Коренной сдвиг обозначился позднее с научным прорывом в искусствоведении, осуществленным Генрихом Вёльфлином (1864–1945) [9, с. 126]. Он связан в первую очередь с разработкой формально-аналитического метода в ХIХ в., который гуманитарная наука и все то, что относится к искусствоведению, считает существенным достижением, определившим новый взгляд на историю художественной культуры, понимание содержания и смысла многих ее явлений. Сама искусствоведческая наука сформировалась и утвердила себя на базе этого методологического подхода (Вёльфлин, Ригль, Гильдебрант, Панофский и др.).

Крупнейший русский философ-искусствовед А.Г. Габричевский еще в начале 20-х гг. прошлого столетия писал о формальном методе: «Это молодая строящаяся на наших глазах наука об искусстве впервые, может быть, за всю историю науки начинает проникать в свой предмет во всей его конкретной глубине и охватывать его во всем диалектическом объеме. … Действительно: с одной стороны, искусствоведение зарождалось под знаком отмежевания себя от эстетики, как систематической, так и экспериментальной, и от прагматической истории искусств. Это отмежевание вдохновлялось стремлением охватить художественное во всем его автономном своеобразии и исходило из предметно правильного наблюдения, что художественное произведение является замкнутым в себе миром, микрокосмом, «закрытой системой», обладающей своеобразными закономерностями и своеобразно оформленным чувственным составом. В этом заключается неоценимая и неотъемлемая заслуга так называемого формализма, а именно в том, что он со всей остротой и исключительностью выделил этот основной структурный момент всякого художественного предмета в отличие от других сфер культурного бытия и выражения и, положив этим основание для всякой теории искусств, поскольку она исследует своеобразие внешнего и внутреннего строения искусства вообще и отдельных искусств в частности, обогатил науку изощренным и богатым аналитическим методом» [10, с.18].

Переориентация на искусствоведение (архитектуроведение) по методологии Вёльфлина и введение в научный оборот его знаменитых пяти пар понятий: 1) линейность – живописность; 2) плоскостность – глубина; 3) замкнутая форма – открытая форма; 4) тектоническое начало – атектоническое начало; 5) безусловная ясность – неполная ясность – странным образом не соорентировало внимание на масштабность. На первом плане оказались качества объёмно-пространственных форм, такие как пропорции, ритм, динамика, контраст. Даже у самого Вёльфлина в его основном труде «Ренессанс и Барокко» концентрированных рассуждений на тему масштабных систем нет. Можно найти только разовые упоминания: «Со времен Рима стремление к гигантизму, увеличению масштаба», «патологический эффект гигантомании» [11, с. 85, 216] Тем не менее, тема масштабности незримо присутствует при анализе пропорций, членений, движения масс и пр. У его видных коллег категория «архитектурный масштаб» также почти не встречается.

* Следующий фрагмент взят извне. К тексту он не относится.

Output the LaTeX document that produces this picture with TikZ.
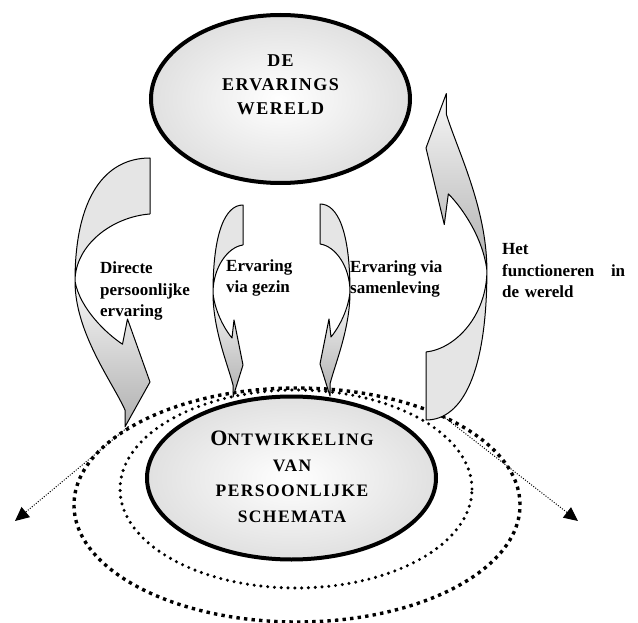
\documentclass[tikz,border=0pt]{standalone}
\usepackage{fontspec}
\setmainfont{Liberation Serif}
\newfontfamily\capsfont[LetterSpace=8]{Liberation Serif}
\usetikzlibrary{shapes.geometric,arrows.meta}

% bent ribbon arrow, tail corner at (0,0), head at the bottom
\newcommand{\ribbonarrow}{%
  %% light band: tail -> pinch
  \fill[gray!20] (0pt,0pt) .. controls (-18pt,0pt) and (-30pt,-28pt) .. (-30pt,-88pt)
    .. controls (-30pt,-62pt) and (-15pt,-42pt) .. (0pt,-40pt) -- cycle;
  %% shaded band: pinch -> head
  \shade[top color=gray!6, bottom color=gray!62] (-30pt,-88pt)
    .. controls (-30pt,-125pt) and (-15pt,-160pt) .. (-10pt,-180pt)
    -- (-10pt,-192pt) -- (0pt,-160pt) -- (-9pt,-115pt) -- (-11pt,-133pt)
    .. controls (-17pt,-126pt) and (-28pt,-108pt) .. (-30pt,-88pt) -- cycle;
  %% outline
  \draw[ribbon] (0pt,-40pt) -- (0pt,0pt)
    .. controls (-18pt,0pt) and (-30pt,-28pt) .. (-30pt,-88pt)
    .. controls (-30pt,-125pt) and (-15pt,-160pt) .. (-10pt,-180pt)
    -- (-10pt,-192pt) -- (0pt,-160pt) -- (-9pt,-115pt) -- (-11pt,-133pt)
    .. controls (-17pt,-126pt) and (-28pt,-108pt) .. (-30pt,-88pt)
    .. controls (-30pt,-62pt) and (-15pt,-42pt) .. (0pt,-40pt);
}

\begin{document}
\begin{tikzpicture}[
  oval/.style={ellipse, draw, line width=4pt, shading=radial,
    inner color=white, outer color=gray!24},
  ribbon/.style={line width=1pt, line join=round},
  ripple/.style={ellipse, draw, line width=3.4pt, dash pattern=on 3.4pt off 4.2pt},
  smallripple/.style={ellipse, draw, line width=3.4pt, line cap=round,
    dash pattern=on 0pt off 6.8pt},
  spread/.style={line width=1pt, dash pattern=on 1pt off 1.6pt,
    -{Triangle[length=14pt,width=13pt]}},
  remark/.style={font=\bfseries\fontsize{17}{21.5}\selectfont, align=left,
    anchor=west, inner sep=0pt},
  heading/.style={font=\capsfont\bfseries\fontsize{18}{24}\selectfont, align=center,
    inner sep=0pt}
]
  \useasboundingbox (0pt,0pt) rectangle (638pt,-623pt);

  %% ripples round the lower oval
  \node[ripple, minimum width=446pt, minimum height=234pt] (outer) at (297pt,-505pt) {};
  \node[smallripple, minimum width=352pt, minimum height=198pt] (inner) at (296pt,-489pt) {};

  \coordinate (fanL) at (15pt,-521pt);
  \coordinate (fanR) at (578pt,-521pt);
  \draw[spread] (outer.155) -- (fanL); %% outward, left
  \draw[spread] (outer.33) -- (fanR);  %% outward, right

  %% the four bent arrows
  \begin{scope}[shift={(150pt,-158pt)}, xscale=2.5, yscale=1.4]
    \ribbonarrow
  \end{scope}
  \begin{scope}[shift={(243pt,-205pt)}]
    \ribbonarrow
  \end{scope}
  \begin{scope}[shift={(320pt,-204pt)}, xscale=-1]
    \ribbonarrow
  \end{scope}
  \begin{scope}[shift={(426pt,-420pt)}, rotate=180, xscale=2.03, yscale=1.7]
    \ribbonarrow
  \end{scope}

  %% the two ovals
  \node[oval, minimum width=259pt, minimum height=168pt] (world) at (280.5pt,-99pt) {};
  \node[heading] (worldtext) at (280.5pt,-85pt) {DE\\ERVARINGS\\WERELD};

  \node[oval, minimum width=289pt, minimum height=163pt] (schemata) at (291.5pt,-478pt) {};
  \node[heading, font=\capsfont\bfseries\fontsize{17.5}{25.5}\selectfont]
    (schematatext) at (292pt,-477pt)
    {{\fontsize{22}{25.5}\selectfont O}NTWIKKELING\\VAN\\PERSOONLIJKE\\SCHEMATA};

  %% labels beside the arrows
  \node[remark] (direct) at (100pt,-291pt) {Directe\\persoonlijke\\ervaring};
  \node[remark] (family) at (226pt,-278pt) {Ervaring\\via gezin};
  \node[remark] (society) at (350pt,-279pt) {Ervaring via\\samenleving};
  \node[remark, text width=123pt] (living) at (502pt,-271pt)
    {Het\\functioneren\hfill in\\de wereld};
\end{tikzpicture}
\end{document}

Масштабность как композиционная категория начала входить в научный обиход с введением понятия стиля. В русле этого подхода были атрибутированы художественные стили исторических эпох, выявлены художественные языки различных видов и жанров искусства. В архитектуре было теоретически сформулировано понятие пространства как базовой категории художественного формообразования. Формальный метод выводил на обобщающие представления, дававшие возможность возвыситься над конкретностью и увидеть то, что невозможно было разглядеть в отдельном сооружении.

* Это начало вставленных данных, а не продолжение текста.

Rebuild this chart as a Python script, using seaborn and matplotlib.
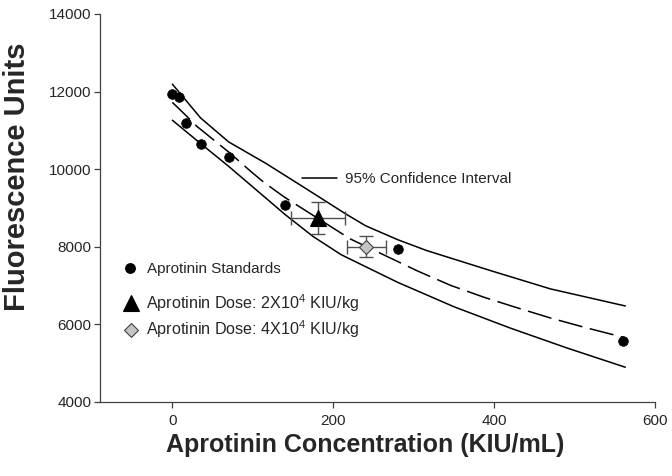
import numpy as np
import pandas as pd
import seaborn as sns
import matplotlib.pyplot as plt
from matplotlib.lines import Line2D

# Padrões de aprotinina (pontos pretos)
std_conc = [0, 8.75, 17.5, 35, 70, 140, 280, 560]
std_fluor = [11940, 11860, 11200, 10640, 10310, 9080, 7930, 5570]

# Doses (média +- erro)
dose_labels = ['2X10$^{\\mathregular{4}}$', '4X10$^{\\mathregular{4}}$']
dose_conc = [181, 241]
dose_conc_err = [33, 24]
dose_fluor = [8740, 8000]
dose_fluor_err = [420, 265]

# Curva ajustada (tracejada)
fit_x = [0, 15, 30, 55, 70, 98, 113, 139, 221, 305, 346, 388, 429, 470, 512, 561]
fit_y = [11720, 11420, 11110, 10690, 10440, 9930, 9670, 9280, 8200, 7370, 7000, 6690, 6420, 6160, 5920, 5660]

# Intervalo de confiança 95%
ci_hi_x = [0, 35, 70, 116, 165, 215, 240, 280, 316, 395, 470, 563]
ci_hi_y = [12190, 11320, 10700, 10150, 9510, 8850, 8540, 8180, 7900, 7385, 6910, 6470]
ci_lo_x = [0, 35, 70, 105, 140, 175, 210, 280, 350, 420, 490, 563]
ci_lo_y = [11260, 10660, 10070, 9450, 8830, 8260, 7790, 7080, 6450, 5900, 5390, 4890]

sns.set_style('ticks')
plt.rcParams['font.family'] = ['Liberation Sans', 'DejaVu Sans']
plt.rcParams['mathtext.fontset'] = 'custom'
plt.rcParams['mathtext.rm'] = 'Liberation Sans'

fig = plt.figure(figsize=(6.72, 4.76), dpi=100)
ax = fig.add_axes([0.1488, 0.156, 0.826, 0.8146])

fit_df = pd.DataFrame({'x': fit_x, 'y': fit_y})
hi_df = pd.DataFrame({'x': ci_hi_x, 'y': ci_hi_y})
lo_df = pd.DataFrame({'x': ci_lo_x, 'y': ci_lo_y})

sns.lineplot(data=hi_df, x='x', y='y', ax=ax, color='black', lw=1.1)
sns.lineplot(data=lo_df, x='x', y='y', ax=ax, color='black', lw=1.1)
sns.lineplot(data=fit_df, x='x', y='y', ax=ax, color='black', lw=1.1)
ax.lines[-1].set_dashes([16, 5])

sns.scatterplot(x=std_conc, y=std_fluor, ax=ax, color='black', s=48, edgecolor='black', zorder=5)

# Doses com barras de erro
markers = ['^', 'D']
faces = ['black', '#c4c4c4']
sizes = [11, 7.6]
for i in range(2):
    ax.errorbar(dose_conc[i], dose_fluor[i], xerr=dose_conc_err[i], yerr=dose_fluor_err[i],
                fmt='none', ecolor='#505050', elinewidth=1, capsize=5, zorder=4)
    ax.plot(dose_conc[i], dose_fluor[i], marker=markers[i], ms=sizes[i], color=faces[i],
            mec='#404040' if i == 1 else 'black', mew=0.8, ls='none', zorder=6)

ax.set_xlim(-90, 600)
ax.set_ylim(4000, 14000)
ax.set_xticks([0, 200, 400, 600])
ax.set_yticks(np.arange(4000, 14001, 2000))
ax.tick_params(labelsize=11, length=4, width=0.9, color='#404040', pad=2)
ax.tick_params(axis='x', pad=5)
for s in ['left', 'bottom']:
    ax.spines[s].set_color('#404040')
    ax.spines[s].set_linewidth(0.9)
sns.despine(ax=ax)

ax.set_xlabel('Aprotinin Concentration (KIU/mL)', fontsize=18, fontweight='bold')
ax.set_ylabel('Fluorescence Units', fontsize=21, fontweight='bold')
ax.yaxis.set_label_coords(-0.125, 0.58)
ax.xaxis.set_label_coords(0.478, -0.08)

# Legendas
leg1 = ax.legend(handles=[Line2D([], [], color='black', lw=1.1)], labels=['95% Confidence Interval'],
                 loc='center left', bbox_to_anchor=(0.3634, 0.5736), frameon=False, fontsize=11,
                 borderpad=0, borderaxespad=0, handlelength=2.3, handletextpad=0.55)
ax.add_artist(leg1)
leg2 = ax.legend(handles=[Line2D([], [], marker='o', color='black', ms=6.8, ls='none')],
                 labels=['Aprotinin Standards'], loc='center left', bbox_to_anchor=(0.0404, 0.3415),
                 frameon=False, fontsize=11, borderpad=0, borderaxespad=0, handlelength=1,
                 handletextpad=0.59)
ax.add_artist(leg2)
dose_handles = [Line2D([], [], marker=markers[i], ms=sizes[i], color=faces[i],
                       mec='#404040' if i == 1 else 'black', mew=0.8, ls='none') for i in range(2)]
ax.legend(handles=dose_handles, labels=['Aprotinin Dose: ' + d + ' KIU/kg' for d in dose_labels],
          loc='center left', bbox_to_anchor=(0.0422, 0.2205), frameon=False, fontsize=11.6,
          borderpad=0, borderaxespad=0, handlelength=1, handletextpad=0.4, labelspacing=0.3)

fig.savefig('out.png', dpi=100)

Исследователи стилистических особенностей готики (О.Шуази) [20], Ренессанса, барокко (Бринкман) стали использовать при анализе и описании понятия масштабную выразительность и масштабные системы [12, с. 126]. В направлении формального подхода В.Ф. Кринский с коллегами обосновали теоретико-методический принцип трех видов объемно-пространственной композиции, положенный в основу пропедевтического курса. Все это способствовало повышению уровня интеллектуальности в решении усложняющихся практических задач архитектуры. Этот мыслительный уровень особенно важен для профессионализации архитектурного сознания проектировщиков. Архитектурная пропедевтика по своей природе – формально-аналитическая дисциплина, совмещенная с чувственно-композиционной практикой. В теоретической части курса впервые была заявлена тема «Отношения и масштабность», раскрыто понимание масштабности.

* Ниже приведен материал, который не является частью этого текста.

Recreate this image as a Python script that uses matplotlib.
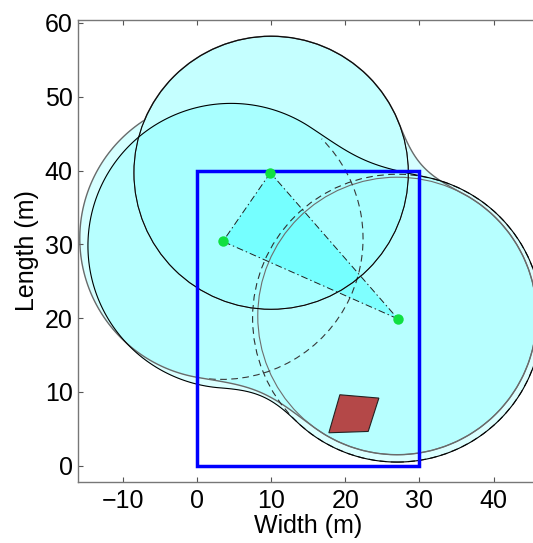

Л.И. Кириллова произвела наиболее глубокий анализ работ зарубежных теоретиков архитектуры, обратившихся к теме масштабности в архитектуре. Таких работ, как выясняет автор, чрезвычайно мало и все они по большей части повторяют с небольшой разницей одни и те же известные теоретические положения [4, с. 126]. Из анализа следует, что ничего нового, что не было бы известно и опубликовано в отечественной архитектуроведческой печати, выделить невозможно. Отечественные аналитики даже опережали архитектурную мысль.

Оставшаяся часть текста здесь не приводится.